19 June 2021

Confessions of an Office Assistant

(Josie Sayz: I work in an office with people who all have law degrees/qualifications, therefore, you would imagine that they are all intelligent people. What I have discovered, over the past 3 years, is that none of these people have common sense and all of them believe they are entitled to, well, everything. I don’t think I have ever been more angry – and I used to be a waitress and I’ve worked in retail. Inspired by the public announcements in ‘Two Point Hospital’ and ‘Sonic Colours’, I was inspired to write my own. These are what I wish I could say to the office, if my office had a public announcement speaker system.)

 Please, refrain from being stupid on purpose.

 Please, do not put liquid in the general waste or recycling bins. Use the sink provided. Liquid waste includes, but is not limited to, water, tea, coffee and soup.

 If the printer has ran out of paper, standing in front of it, flapping your arms saying, “The paper’s run out,” does not refill the printer with paper.

 Please, do not pour your unfinished drink into the coffee machine’s or water dispenser’s drip tray. Your coffee, milk, water, sugar and backwash are not magically separated, recycled and filtered back into the machine. Your unfinished drink will remain in the tray overnight, until the machine is cleaned, in the morning. On warm days, this can make the office smell of stale milk.

 Please, do not place litter and food waste in the confidential shredding bins – your crisp packets and tissues are not confidential documents.

 The Office Support Assistants are not to be reported to the head of their department for having a supervisor.

 When the milk has ran out, in the fridge, shouting, “Milk,” will not magically purchase another bottle from the shop.

 Please, inform the Office Support Assistants after using a meeting room, as the cleaning fairy does not exist. Meeting rooms must be cleaned between uses. Failure to inform the Office Support Assistants will result in the meeting room remaining as you left it.

 This is a reminder to all staff, to speak to one another as you wish to be spoken to.

 Please, do not take the packets of tissues. Use just one, as and when you need it. The packets of tissues are for the entire office to use, not just you.

 Demanding and entitled behaviour will result in things that you want being taken away from you. You are not entitled to free milk, hired air conditioning units or free parking – these are privileges. If you behave like young children, you will be treated like young children.

 Please, do not take the bottles of hand sanitizer. Use the hand sanitizer, as and when you need it. The bottles of sanitizer are for the entire office to use, not just you.

 Please, do not pour liquid containing milk onto the plants. Doing so will cause the office smell of stale milk.

 Please, clean up after your spilt milk.

 Please, refrain from speaking to Office Support Assistants in condescending tones. They are the ones performing your reprographics requests. If you irritate them, your urgent request will find its way to the bottom of the pile.

 One individual does not get to dictate the temperature of the entire, six floor office block.

 The cleaning fairy does not exist.

 Please, do not remove stationery or stationery holders from meeting rooms.

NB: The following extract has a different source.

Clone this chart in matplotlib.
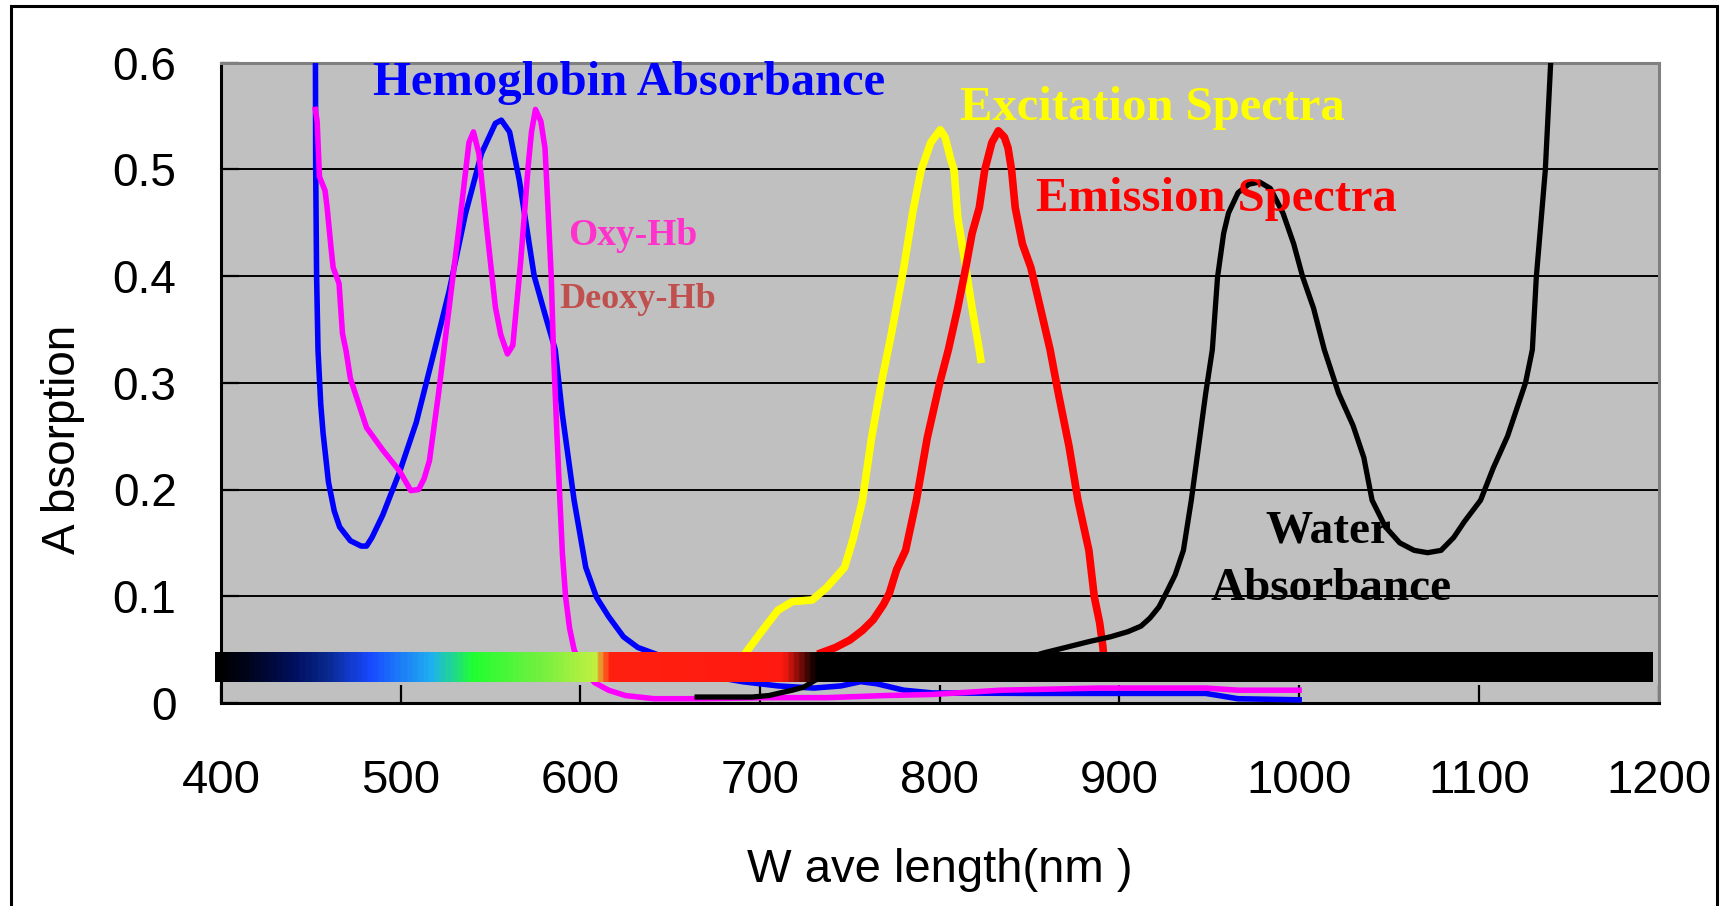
import numpy as np
import matplotlib
matplotlib.use("Agg")
import matplotlib.pyplot as plt
from matplotlib.colors import LinearSegmentedColormap
from matplotlib.patches import Rectangle

# blue curve (hemoglobin absorbance)
hb_nm = [452.5, 452.7, 453.2, 454, 455.5, 456.8, 459.8, 463, 466, 472, 478, 481, 484, 490,
         499.5, 508.7, 518, 527, 536, 545, 552.7, 556, 560.6, 566, 574.3, 581, 586, 590,
         596.5, 603, 609, 615.7, 624, 632, 645, 655, 670, 690, 710, 730, 745, 756, 765,
         780, 796, 850, 948, 966, 1000]
hb_abs = [0.64, 0.50, 0.40, 0.33, 0.28, 0.253, 0.207, 0.18, 0.165, 0.152, 0.147, 0.147, 0.155, 0.176,
          0.217, 0.263, 0.325, 0.386, 0.458, 0.515, 0.543, 0.546, 0.535, 0.49, 0.40, 0.36, 0.331, 0.27,
          0.19, 0.127, 0.099, 0.081, 0.062, 0.052, 0.044, 0.033, 0.026, 0.020, 0.016, 0.014, 0.016, 0.020, 0.018,
          0.012, 0.0094, 0.009, 0.009, 0.004, 0.003]

# magenta curve (oxy-Hb)
oxy_nm = [452.5, 453.5, 454.8, 457.9, 459, 461.2, 462.4, 465.7, 467.6, 469.6, 472, 481, 490, 499.5,
          505.6, 510, 513, 516, 521, 527, 533, 538, 540.5, 543.5, 548, 552.7, 555.7, 559.4, 562.4,
          566.7, 571, 572.8, 575, 578, 580.3, 581.5, 583.8, 585, 587, 588.6, 590, 591.8, 594, 596.5,
          600, 603, 608, 615.7, 625, 641, 667.5, 704, 737, 770, 796, 834, 889, 948, 966, 1000]
oxy_abs = [0.556, 0.545, 0.493, 0.48, 0.465, 0.427, 0.408, 0.393, 0.346, 0.33, 0.304, 0.258, 0.237, 0.217,
           0.199, 0.200, 0.21, 0.227, 0.289, 0.371, 0.453, 0.525, 0.535, 0.515, 0.443, 0.371, 0.345, 0.327, 0.335,
           0.412, 0.504, 0.535, 0.556, 0.545, 0.52, 0.48, 0.399, 0.331, 0.25, 0.19, 0.14, 0.099, 0.07, 0.05,
           0.036, 0.028, 0.019, 0.012, 0.007, 0.004, 0.004, 0.005, 0.005, 0.007, 0.008, 0.012, 0.014, 0.014, 0.012, 0.012]

# yellow curve (excitation)
exc_nm = [692, 700.4, 710, 718, 729, 737, 747, 752, 757, 762, 768, 773, 780, 785, 789.6, 795,
          800.3, 803, 806, 808, 810, 814.5, 818, 822, 822.8]
exc_abs = [0.047, 0.066, 0.087, 0.095, 0.0965, 0.108, 0.127, 0.155, 0.19, 0.248, 0.304, 0.345, 0.408, 0.46, 0.499, 0.525,
           0.537, 0.53, 0.51, 0.499, 0.455, 0.408, 0.37, 0.331, 0.322]

# red curve (emission)
emi_nm = [734, 742, 750, 757, 763, 768.6, 772, 776, 781, 787, 793, 800, 804.8, 810, 814.5, 818,
          822, 825, 829, 832.6, 836, 838, 840, 842, 846, 850.7, 856, 861.4, 866, 872, 876.9,
          883, 886, 889, 890.8, 891.5]
emi_abs = [0.047, 0.052, 0.059, 0.068, 0.078, 0.092, 0.103, 0.125, 0.143, 0.19, 0.248, 0.30, 0.331, 0.37, 0.408, 0.44,
           0.464, 0.499, 0.525, 0.536, 0.53, 0.52, 0.499, 0.464, 0.43, 0.408, 0.37, 0.331, 0.29, 0.24, 0.19,
           0.143, 0.0996, 0.075, 0.0525, 0.04]

# black curve (water absorbance)
wat_nm = [665, 695.6, 705, 711.8, 718, 724.6, 730.7, 740, 770, 800, 830, 850, 858, 870, 883, 895,
          904.7, 912, 917, 922, 926, 931, 935.6, 940, 944, 948, 951.7, 954.6, 958, 960.7, 966, 972,
          978, 984, 991, 997, 1002, 1008, 1014, 1022, 1030, 1036, 1040.6, 1048, 1056, 1064, 1071.5,
          1079, 1086, 1092, 1101, 1108, 1116, 1122, 1126, 1129.8, 1132, 1137, 1140, 1141]
wat_abs = [0.0056, 0.0056, 0.007, 0.0097, 0.012, 0.015, 0.0215, 0.026, 0.031, 0.035, 0.039, 0.043, 0.047, 0.052, 0.0575, 0.062,
           0.0668, 0.072, 0.0796, 0.09, 0.103, 0.12, 0.143, 0.19, 0.24, 0.29, 0.331, 0.399, 0.44, 0.459, 0.478, 0.486,
           0.488, 0.482, 0.459, 0.43, 0.399, 0.37, 0.331, 0.29, 0.26, 0.23, 0.19, 0.165, 0.15, 0.143, 0.1408,
           0.143, 0.155, 0.17, 0.19, 0.22, 0.25, 0.28, 0.30, 0.331, 0.399, 0.499, 0.6, 0.65]

# visible spectrum strip
strip_nm = [396.7, 412, 440, 458, 481, 516, 539, 575, 607, 612, 616, 700, 712, 731, 1196.7]
strip_col = ["#000000", "#000418", "#001060", "#0a2a90", "#1848ff", "#20b0f0", "#20ff30", "#70f040",
             "#c0f040", "#ff6020", "#ff2010", "#ff1a10", "#ff1a10", "#000000", "#000000"]
strip_lo, strip_hi = 0.0197, 0.0478

xticks = [400, 500, 600, 700, 800, 900, 1000, 1100, 1200]
yticks = [0, 0.1, 0.2, 0.3, 0.4, 0.5, 0.6]

sans = ["Liberation Sans", "DejaVu Sans"]
serif = ["Liberation Serif", "DejaVu Serif"]

fig = plt.figure(figsize=(17.2, 9.06), dpi=100)
fig.patches.append(Rectangle((10.5 / 1720, -0.05), (1717 - 10.5) / 1720, 1.05 - 6 / 906,
                             transform=fig.transFigure, fill=False, edgecolor="black", linewidth=2.2))
ax = fig.add_axes([221 / 1720, 1 - 703 / 906, (1658.5 - 221) / 1720, (703 - 62.5) / 906])
ax.set_facecolor("#c0c0c0")
ax.set_xlim(400, 1200)
ax.set_ylim(0, 0.6)
ax.set_xticks(xticks)
ax.set_yticks(yticks)
ax.set_xticklabels([str(v) for v in xticks], family=sans, fontsize=34)
ax.set_yticklabels(["0"] + ["%.1f" % v for v in yticks[1:]], family=sans, fontsize=33)
ax.tick_params(axis="x", direction="in", length=13, width=1.6, pad=40, top=False)
ax.tick_params(axis="y", direction="in", length=13, width=1.6, pad=32, right=False)
ax.grid(axis="y", color="black", linewidth=1.4, zorder=1)
ax.set_axisbelow(True)
for s in ["left", "bottom"]:
    ax.spines[s].set_color("black")
    ax.spines[s].set_linewidth(2.2)
for s in ["top", "right"]:
    ax.spines[s].set_color("#808080")
    ax.spines[s].set_linewidth(2.2)

ax.plot(hb_nm, hb_abs, color="#0000ff", lw=4.0, zorder=3, solid_joinstyle="round")
ax.plot(oxy_nm, oxy_abs, color="#ff00ff", lw=4.0, zorder=3, solid_joinstyle="round")
ax.plot(exc_nm, exc_abs, color="#ffff00", lw=5.5, zorder=3, solid_joinstyle="round")
ax.plot(emi_nm, emi_abs, color="#ff0000", lw=5.5, zorder=3, solid_joinstyle="round")
ax.plot(wat_nm, wat_abs, color="black", lw=3.8, zorder=3, solid_joinstyle="round")

cmap = LinearSegmentedColormap.from_list(
    "vis", [((n - strip_nm[0]) / (strip_nm[-1] - strip_nm[0]), c) for n, c in zip(strip_nm, strip_col)])
grad = np.linspace(0, 1, 800).reshape(1, -1)
ax.imshow(grad, cmap=cmap, aspect="auto", extent=[strip_nm[0], strip_nm[-1], strip_lo, strip_hi],
          zorder=6, clip_on=False, interpolation="bilinear")
ax.set_xlim(400, 1200)
ax.set_ylim(0, 0.6)

tk = dict(family=serif, fontweight="bold", va="baseline", zorder=5)
ax.text(484.6, 0.5696, "Hemoglobin Absorbance", color="#0000ff", fontsize=35, **tk)
ax.text(811.5, 0.546, "Excitation Spectra", color="#ffff00", fontsize=35, **tk)
ax.text(853.5, 0.461, "Emission Spectra", color="#ff0000", fontsize=35, **tk)
ax.text(593.2, 0.429, "Oxy-Hb", color="#ff33cc", fontsize=27, **tk)
ax.text(588.2, 0.370, "Deoxy-Hb", color="#c0504d", fontsize=26, **tk)
ax.text(1016, 0.150, "Water", color="black", fontsize=34, ha="center", **tk)
ax.text(1017.5, 0.0965, "Absorbance", color="black", fontsize=34, ha="center", **tk)

fig.text(940 / 1720, 1 - 882 / 906, "W ave length(nm )", family=sans, fontsize=34,
         ha="center", va="baseline")
fig.text(63 / 1720, 1 - 439 / 906, "A bsorption", family=sans, fontsize=33,
         rotation=90, ha="center", va="center")

fig.savefig("out.png", dpi=100)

The stationery in the meeting rooms are a matching set. Replacement items will not match the originals and, therefore, will not look professional.

 Please, leave meeting rooms as you found them.

 Please, refrain from reporting the Office Support Assistants to the head of their department for silly things that annoy you, such as hearing them speak while they assist another member of staff, for referring to the office as a, “Hub,” and not a, “General Office,” when it is a Hub, or saying that they lost your documents, when they did not, you were just trying to make a point that it may happen one day. The head of the department has caught onto your silly, childish, tattle-taling. When there is an actual issue in the office, you will not be taken seriously.

 The Office Support Assistants are not to be reported to the head of their department for taking their, unpaid, lunch break.

 Please, swill items, in the sink, before putting them into the dishwasher. Please, fill the dishwasher from the back to the front. Mugs and glasses go in the top tray. Plates and bowls in the bottom tray. Please, swill all cutlery and place in the caddy.

 Please, do not report the Office Support Assistants to the head of their department, because their supervisor checked on them two weeks in a row, to make sure the office was running smoothly. It is their supervisor’s job to stop by the office frequently.

 Please, do not leave used mugs on the kitchen table.

 Please, pour any unwanted drinks in the sink. Do not leave them in your mug.

 If you are too late to put your mugs, glasses and cutlery into the dishwasher, please, leave them, in soak, in the sink.

 The office stocks as much stationery as it has capacity to hold. There is no storage to hoard a large capacity of any one item. Stationery is ordered every week and is delivered the next day. Please, do not report the Office Support Assistants to their head of department and say that it is, “Unacceptable,” for them to not order hoard loads of any one item, having followed the instruction from their head of department. Each item can be ordered for the capacity required at the office.

 Please, use the hand sanitisers and cleaning wipes, provided, to keep yourself and your working area clean.

 A reminder, there is no such thing as the cleaning fairy.

 (There are probably hundreds more that I could add to this, but this was all I wrote yesterday afternoon.)